#### [Dataset extract]
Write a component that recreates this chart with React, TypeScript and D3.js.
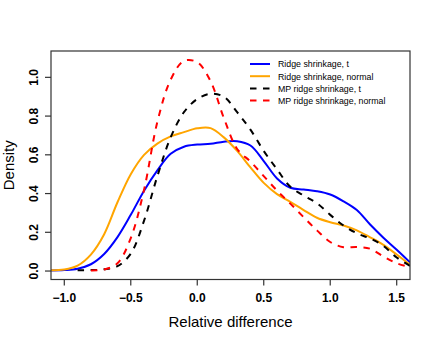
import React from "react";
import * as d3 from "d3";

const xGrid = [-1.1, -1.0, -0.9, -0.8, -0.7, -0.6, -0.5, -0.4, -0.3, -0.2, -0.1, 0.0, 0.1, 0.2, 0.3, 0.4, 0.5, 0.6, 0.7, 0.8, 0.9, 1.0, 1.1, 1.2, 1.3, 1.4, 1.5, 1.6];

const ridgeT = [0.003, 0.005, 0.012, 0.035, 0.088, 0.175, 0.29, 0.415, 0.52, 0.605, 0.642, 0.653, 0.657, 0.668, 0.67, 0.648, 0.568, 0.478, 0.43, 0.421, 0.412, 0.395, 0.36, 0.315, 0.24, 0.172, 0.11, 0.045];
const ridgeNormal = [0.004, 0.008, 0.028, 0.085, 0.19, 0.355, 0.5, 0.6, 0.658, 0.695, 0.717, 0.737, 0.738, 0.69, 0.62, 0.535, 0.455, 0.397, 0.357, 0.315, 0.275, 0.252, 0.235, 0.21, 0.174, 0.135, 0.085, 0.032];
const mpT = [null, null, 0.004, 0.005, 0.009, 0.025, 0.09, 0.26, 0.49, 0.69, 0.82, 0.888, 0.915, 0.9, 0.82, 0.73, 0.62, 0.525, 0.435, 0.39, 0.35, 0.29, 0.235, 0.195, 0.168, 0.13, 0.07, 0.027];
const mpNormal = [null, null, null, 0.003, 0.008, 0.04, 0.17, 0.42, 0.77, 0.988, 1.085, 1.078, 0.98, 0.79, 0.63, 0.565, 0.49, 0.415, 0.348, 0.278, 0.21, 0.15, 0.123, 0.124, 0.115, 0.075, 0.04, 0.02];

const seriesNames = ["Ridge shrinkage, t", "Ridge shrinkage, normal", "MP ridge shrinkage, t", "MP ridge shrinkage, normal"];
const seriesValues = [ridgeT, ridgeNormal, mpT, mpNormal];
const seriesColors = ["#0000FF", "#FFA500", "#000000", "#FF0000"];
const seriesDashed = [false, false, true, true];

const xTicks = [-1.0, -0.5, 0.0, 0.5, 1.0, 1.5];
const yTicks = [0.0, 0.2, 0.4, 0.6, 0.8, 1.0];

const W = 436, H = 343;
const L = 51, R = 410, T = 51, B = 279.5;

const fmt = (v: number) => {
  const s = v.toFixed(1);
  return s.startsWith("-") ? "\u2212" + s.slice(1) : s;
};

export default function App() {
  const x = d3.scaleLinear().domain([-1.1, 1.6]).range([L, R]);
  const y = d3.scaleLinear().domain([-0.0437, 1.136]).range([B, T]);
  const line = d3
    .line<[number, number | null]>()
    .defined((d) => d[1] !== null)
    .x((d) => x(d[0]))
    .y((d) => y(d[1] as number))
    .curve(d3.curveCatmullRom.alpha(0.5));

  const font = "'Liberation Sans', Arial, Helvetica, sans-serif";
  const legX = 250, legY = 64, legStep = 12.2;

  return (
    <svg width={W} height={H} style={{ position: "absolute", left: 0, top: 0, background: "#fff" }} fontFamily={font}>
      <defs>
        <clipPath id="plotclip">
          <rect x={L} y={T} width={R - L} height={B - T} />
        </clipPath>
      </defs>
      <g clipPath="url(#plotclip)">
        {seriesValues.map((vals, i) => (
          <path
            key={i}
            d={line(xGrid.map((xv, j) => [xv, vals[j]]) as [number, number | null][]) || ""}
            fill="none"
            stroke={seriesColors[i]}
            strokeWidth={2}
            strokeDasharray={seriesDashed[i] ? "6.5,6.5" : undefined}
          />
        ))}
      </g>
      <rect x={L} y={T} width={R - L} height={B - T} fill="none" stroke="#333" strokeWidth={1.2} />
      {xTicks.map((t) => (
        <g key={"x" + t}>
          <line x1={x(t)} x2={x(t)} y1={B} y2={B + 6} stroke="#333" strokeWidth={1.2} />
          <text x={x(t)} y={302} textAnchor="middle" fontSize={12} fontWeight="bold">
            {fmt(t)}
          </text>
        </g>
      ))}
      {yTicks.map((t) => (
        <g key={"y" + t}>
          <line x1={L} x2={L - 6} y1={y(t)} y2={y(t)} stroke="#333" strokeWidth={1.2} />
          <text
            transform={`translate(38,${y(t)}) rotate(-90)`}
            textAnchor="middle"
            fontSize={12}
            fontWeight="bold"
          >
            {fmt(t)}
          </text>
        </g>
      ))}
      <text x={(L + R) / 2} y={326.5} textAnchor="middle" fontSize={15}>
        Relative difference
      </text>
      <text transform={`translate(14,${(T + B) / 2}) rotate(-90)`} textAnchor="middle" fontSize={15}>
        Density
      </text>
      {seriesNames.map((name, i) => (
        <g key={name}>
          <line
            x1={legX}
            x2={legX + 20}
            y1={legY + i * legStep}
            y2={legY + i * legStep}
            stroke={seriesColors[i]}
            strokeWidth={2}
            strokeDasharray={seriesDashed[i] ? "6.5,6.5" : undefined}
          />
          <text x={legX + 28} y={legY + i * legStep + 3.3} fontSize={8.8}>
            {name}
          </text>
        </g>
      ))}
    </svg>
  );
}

#### [Directive]
Copy out all the data exactly; skip the pictures.

#### [Correct answer]
Write a component that recreates this chart with React, TypeScript and D3.js.
import React from "react";
import * as d3 from "d3";

const xGrid = [-1.1, -1.0, -0.9, -0.8, -0.7, -0.6, -0.5, -0.4, -0.3, -0.2, -0.1, 0.0, 0.1, 0.2, 0.3, 0.4, 0.5, 0.6, 0.7, 0.8, 0.9, 1.0, 1.1, 1.2, 1.3, 1.4, 1.5, 1.6];

const ridgeT = [0.003, 0.005, 0.012, 0.035, 0.088, 0.175, 0.29, 0.415, 0.52, 0.605, 0.642, 0.653, 0.657, 0.668, 0.67, 0.648, 0.568, 0.478, 0.43, 0.421, 0.412, 0.395, 0.36, 0.315, 0.24, 0.172, 0.11, 0.045];
const ridgeNormal = [0.004, 0.008, 0.028, 0.085, 0.19, 0.355, 0.5, 0.6, 0.658, 0.695, 0.717, 0.737, 0.738, 0.69, 0.62, 0.535, 0.455, 0.397, 0.357, 0.315, 0.275, 0.252, 0.235, 0.21, 0.174, 0.135, 0.085, 0.032];
const mpT = [null, null, 0.004, 0.005, 0.009, 0.025, 0.09, 0.26, 0.49, 0.69, 0.82, 0.888, 0.915, 0.9, 0.82, 0.73, 0.62, 0.525, 0.435, 0.39, 0.35, 0.29, 0.235, 0.195, 0.168, 0.13, 0.07, 0.027];
const mpNormal = [null, null, null, 0.003, 0.008, 0.04, 0.17, 0.42, 0.77, 0.988, 1.085, 1.078, 0.98, 0.79, 0.63, 0.565, 0.49, 0.415, 0.348, 0.278, 0.21, 0.15, 0.123, 0.124, 0.115, 0.075, 0.04, 0.02];

const seriesNames = ["Ridge shrinkage, t", "Ridge shrinkage, normal", "MP ridge shrinkage, t", "MP ridge shrinkage, normal"];
const seriesValues = [ridgeT, ridgeNormal, mpT, mpNormal];
const seriesColors = ["#0000FF", "#FFA500", "#000000", "#FF0000"];
const seriesDashed = [false, false, true, true];

const xTicks = [-1.0, -0.5, 0.0, 0.5, 1.0, 1.5];
const yTicks = [0.0, 0.2, 0.4, 0.6, 0.8, 1.0];

const W = 436, H = 343;
const L = 51, R = 410, T = 51, B = 279.5;

const fmt = (v: number) => {
  const s = v.toFixed(1);
  return s.startsWith("-") ? "\u2212" + s.slice(1) : s;
};

export default function App() {
  const x = d3.scaleLinear().domain([-1.1, 1.6]).range([L, R]);
  const y = d3.scaleLinear().domain([-0.0437, 1.136]).range([B, T]);
  const line = d3
    .line<[number, number | null]>()
    .defined((d) => d[1] !== null)
    .x((d) => x(d[0]))
    .y((d) => y(d[1] as number))
    .curve(d3.curveCatmullRom.alpha(0.5));

  const font = "'Liberation Sans', Arial, Helvetica, sans-serif";
  const legX = 250, legY = 64, legStep = 12.2;

  return (
    <svg width={W} height={H} style={{ position: "absolute", left: 0, top: 0, background: "#fff" }} fontFamily={font}>
      <defs>
        <clipPath id="plotclip">
          <rect x={L} y={T} width={R - L} height={B - T} />
        </clipPath>
      </defs>
      <g clipPath="url(#plotclip)">
        {seriesValues.map((vals, i) => (
          <path
            key={i}
            d={line(xGrid.map((xv, j) => [xv, vals[j]]) as [number, number | null][]) || ""}
            fill="none"
            stroke={seriesColors[i]}
            strokeWidth={2}
            strokeDasharray={seriesDashed[i] ? "6.5,6.5" : undefined}
          />
        ))}
      </g>
      <rect x={L} y={T} width={R - L} height={B - T} fill="none" stroke="#333" strokeWidth={1.2} />
      {xTicks.map((t) => (
        <g key={"x" + t}>
          <line x1={x(t)} x2={x(t)} y1={B} y2={B + 6} stroke="#333" strokeWidth={1.2} />
          <text x={x(t)} y={302} textAnchor="middle" fontSize={12} fontWeight="bold">
            {fmt(t)}
          </text>
        </g>
      ))}
      {yTicks.map((t) => (
        <g key={"y" + t}>
          <line x1={L} x2={L - 6} y1={y(t)} y2={y(t)} stroke="#333" strokeWidth={1.2} />
          <text
            transform={`translate(38,${y(t)}) rotate(-90)`}
            textAnchor="middle"
            fontSize={12}
            fontWeight="bold"
          >
            {fmt(t)}
          </text>
        </g>
      ))}
      <text x={(L + R) / 2} y={326.5} textAnchor="middle" fontSize={15}>
        Relative difference
      </text>
      <text transform={`translate(14,${(T + B) / 2}) rotate(-90)`} textAnchor="middle" fontSize={15}>
        Density
      </text>
      {seriesNames.map((name, i) => (
        <g key={name}>
          <line
            x1={legX}
            x2={legX + 20}
            y1={legY + i * legStep}
            y2={legY + i * legStep}
            stroke={seriesColors[i]}
            strokeWidth={2}
            strokeDasharray={seriesDashed[i] ? "6.5,6.5" : undefined}
          />
          <text x={legX + 28} y={legY + i * legStep + 3.3} fontSize={8.8}>
            {name}
          </text>
        </g>
      ))}
    </svg>
  );
}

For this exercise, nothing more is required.